■ What is asked ■
Reproduce every line of the listing as written, apart from the pictures.

■ Material ■
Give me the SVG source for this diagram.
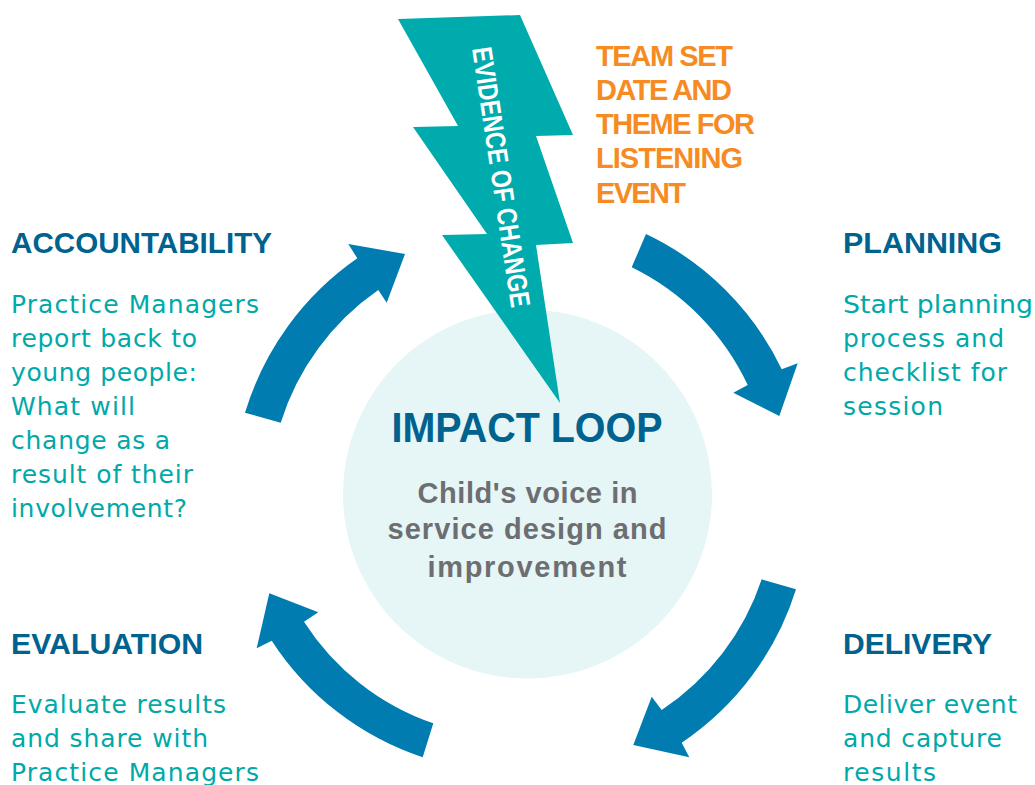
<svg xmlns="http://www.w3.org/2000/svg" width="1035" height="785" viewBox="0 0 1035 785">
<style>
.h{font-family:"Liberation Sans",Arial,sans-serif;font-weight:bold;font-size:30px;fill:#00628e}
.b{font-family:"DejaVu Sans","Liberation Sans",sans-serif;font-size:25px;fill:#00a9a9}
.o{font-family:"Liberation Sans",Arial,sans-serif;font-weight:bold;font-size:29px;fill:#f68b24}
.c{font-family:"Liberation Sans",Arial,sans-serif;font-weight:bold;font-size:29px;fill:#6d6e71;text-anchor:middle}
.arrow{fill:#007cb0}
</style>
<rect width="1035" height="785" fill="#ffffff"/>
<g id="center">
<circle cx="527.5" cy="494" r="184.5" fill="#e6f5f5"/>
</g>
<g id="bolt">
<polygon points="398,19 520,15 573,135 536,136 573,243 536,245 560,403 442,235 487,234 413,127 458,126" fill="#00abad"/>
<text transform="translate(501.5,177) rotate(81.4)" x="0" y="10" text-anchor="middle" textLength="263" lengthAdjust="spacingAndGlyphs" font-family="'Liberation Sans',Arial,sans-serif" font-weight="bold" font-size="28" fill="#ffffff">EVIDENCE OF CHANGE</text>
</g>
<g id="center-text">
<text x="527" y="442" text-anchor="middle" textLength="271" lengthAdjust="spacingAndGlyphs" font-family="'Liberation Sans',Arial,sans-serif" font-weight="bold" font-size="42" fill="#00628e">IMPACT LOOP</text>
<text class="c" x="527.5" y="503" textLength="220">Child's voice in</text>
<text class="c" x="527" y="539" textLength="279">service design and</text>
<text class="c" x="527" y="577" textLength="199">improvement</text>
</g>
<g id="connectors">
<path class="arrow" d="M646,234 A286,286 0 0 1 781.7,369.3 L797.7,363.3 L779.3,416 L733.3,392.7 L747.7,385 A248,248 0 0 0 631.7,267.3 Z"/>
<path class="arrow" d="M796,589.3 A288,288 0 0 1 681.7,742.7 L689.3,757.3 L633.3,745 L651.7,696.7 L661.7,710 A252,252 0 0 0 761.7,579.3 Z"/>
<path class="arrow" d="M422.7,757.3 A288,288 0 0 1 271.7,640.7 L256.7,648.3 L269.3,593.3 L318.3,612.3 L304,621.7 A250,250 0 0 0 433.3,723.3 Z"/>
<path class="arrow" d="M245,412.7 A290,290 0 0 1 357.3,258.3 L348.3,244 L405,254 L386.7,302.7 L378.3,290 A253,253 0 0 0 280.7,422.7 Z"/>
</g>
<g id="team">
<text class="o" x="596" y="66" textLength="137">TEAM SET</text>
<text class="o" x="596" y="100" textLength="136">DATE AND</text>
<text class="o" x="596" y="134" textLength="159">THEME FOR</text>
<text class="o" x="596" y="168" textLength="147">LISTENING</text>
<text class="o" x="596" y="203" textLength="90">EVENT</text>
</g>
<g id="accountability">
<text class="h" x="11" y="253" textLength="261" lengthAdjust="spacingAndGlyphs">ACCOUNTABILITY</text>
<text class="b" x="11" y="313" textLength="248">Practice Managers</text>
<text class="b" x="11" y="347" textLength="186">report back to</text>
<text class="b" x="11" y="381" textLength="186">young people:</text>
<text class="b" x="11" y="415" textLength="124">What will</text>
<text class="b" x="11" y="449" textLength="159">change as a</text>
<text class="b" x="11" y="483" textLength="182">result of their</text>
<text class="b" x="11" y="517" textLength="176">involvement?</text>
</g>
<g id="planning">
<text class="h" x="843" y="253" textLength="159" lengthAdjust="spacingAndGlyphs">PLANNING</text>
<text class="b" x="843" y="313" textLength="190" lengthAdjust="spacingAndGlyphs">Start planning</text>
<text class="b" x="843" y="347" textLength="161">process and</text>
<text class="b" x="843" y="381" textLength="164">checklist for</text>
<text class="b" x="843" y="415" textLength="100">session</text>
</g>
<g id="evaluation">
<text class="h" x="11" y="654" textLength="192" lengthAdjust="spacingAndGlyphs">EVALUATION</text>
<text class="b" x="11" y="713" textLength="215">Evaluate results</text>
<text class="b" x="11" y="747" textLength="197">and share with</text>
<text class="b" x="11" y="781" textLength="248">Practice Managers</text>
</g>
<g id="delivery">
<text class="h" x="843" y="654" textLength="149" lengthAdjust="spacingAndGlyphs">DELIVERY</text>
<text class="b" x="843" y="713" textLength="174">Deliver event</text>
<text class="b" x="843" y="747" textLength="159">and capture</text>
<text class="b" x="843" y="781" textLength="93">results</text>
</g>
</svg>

■ Reply to the exercise ■
Give me the SVG source for this diagram.
<svg xmlns="http://www.w3.org/2000/svg" width="1035" height="785" viewBox="0 0 1035 785">
<style>
.h{font-family:"Liberation Sans",Arial,sans-serif;font-weight:bold;font-size:30px;fill:#00628e}
.b{font-family:"DejaVu Sans","Liberation Sans",sans-serif;font-size:25px;fill:#00a9a9}
.o{font-family:"Liberation Sans",Arial,sans-serif;font-weight:bold;font-size:29px;fill:#f68b24}
.c{font-family:"Liberation Sans",Arial,sans-serif;font-weight:bold;font-size:29px;fill:#6d6e71;text-anchor:middle}
.arrow{fill:#007cb0}
</style>
<rect width="1035" height="785" fill="#ffffff"/>
<g id="center">
<circle cx="527.5" cy="494" r="184.5" fill="#e6f5f5"/>
</g>
<g id="bolt">
<polygon points="398,19 520,15 573,135 536,136 573,243 536,245 560,403 442,235 487,234 413,127 458,126" fill="#00abad"/>
<text transform="translate(501.5,177) rotate(81.4)" x="0" y="10" text-anchor="middle" textLength="263" lengthAdjust="spacingAndGlyphs" font-family="'Liberation Sans',Arial,sans-serif" font-weight="bold" font-size="28" fill="#ffffff">EVIDENCE OF CHANGE</text>
</g>
<g id="center-text">
<text x="527" y="442" text-anchor="middle" textLength="271" lengthAdjust="spacingAndGlyphs" font-family="'Liberation Sans',Arial,sans-serif" font-weight="bold" font-size="42" fill="#00628e">IMPACT LOOP</text>
<text class="c" x="527.5" y="503" textLength="220">Child's voice in</text>
<text class="c" x="527" y="539" textLength="279">service design and</text>
<text class="c" x="527" y="577" textLength="199">improvement</text>
</g>
<g id="connectors">
<path class="arrow" d="M646,234 A286,286 0 0 1 781.7,369.3 L797.7,363.3 L779.3,416 L733.3,392.7 L747.7,385 A248,248 0 0 0 631.7,267.3 Z"/>
<path class="arrow" d="M796,589.3 A288,288 0 0 1 681.7,742.7 L689.3,757.3 L633.3,745 L651.7,696.7 L661.7,710 A252,252 0 0 0 761.7,579.3 Z"/>
<path class="arrow" d="M422.7,757.3 A288,288 0 0 1 271.7,640.7 L256.7,648.3 L269.3,593.3 L318.3,612.3 L304,621.7 A250,250 0 0 0 433.3,723.3 Z"/>
<path class="arrow" d="M245,412.7 A290,290 0 0 1 357.3,258.3 L348.3,244 L405,254 L386.7,302.7 L378.3,290 A253,253 0 0 0 280.7,422.7 Z"/>
</g>
<g id="team">
<text class="o" x="596" y="66" textLength="137">TEAM SET</text>
<text class="o" x="596" y="100" textLength="136">DATE AND</text>
<text class="o" x="596" y="134" textLength="159">THEME FOR</text>
<text class="o" x="596" y="168" textLength="147">LISTENING</text>
<text class="o" x="596" y="203" textLength="90">EVENT</text>
</g>
<g id="accountability">
<text class="h" x="11" y="253" textLength="261" lengthAdjust="spacingAndGlyphs">ACCOUNTABILITY</text>
<text class="b" x="11" y="313" textLength="248">Practice Managers</text>
<text class="b" x="11" y="347" textLength="186">report back to</text>
<text class="b" x="11" y="381" textLength="186">young people:</text>
<text class="b" x="11" y="415" textLength="124">What will</text>
<text class="b" x="11" y="449" textLength="159">change as a</text>
<text class="b" x="11" y="483" textLength="182">result of their</text>
<text class="b" x="11" y="517" textLength="176">involvement?</text>
</g>
<g id="planning">
<text class="h" x="843" y="253" textLength="159" lengthAdjust="spacingAndGlyphs">PLANNING</text>
<text class="b" x="843" y="313" textLength="190" lengthAdjust="spacingAndGlyphs">Start planning</text>
<text class="b" x="843" y="347" textLength="161">process and</text>
<text class="b" x="843" y="381" textLength="164">checklist for</text>
<text class="b" x="843" y="415" textLength="100">session</text>
</g>
<g id="evaluation">
<text class="h" x="11" y="654" textLength="192" lengthAdjust="spacingAndGlyphs">EVALUATION</text>
<text class="b" x="11" y="713" textLength="215">Evaluate results</text>
<text class="b" x="11" y="747" textLength="197">and share with</text>
<text class="b" x="11" y="781" textLength="248">Practice Managers</text>
</g>
<g id="delivery">
<text class="h" x="843" y="654" textLength="149" lengthAdjust="spacingAndGlyphs">DELIVERY</text>
<text class="b" x="843" y="713" textLength="174">Deliver event</text>
<text class="b" x="843" y="747" textLength="159">and capture</text>
<text class="b" x="843" y="781" textLength="93">results</text>
</g>
</svg>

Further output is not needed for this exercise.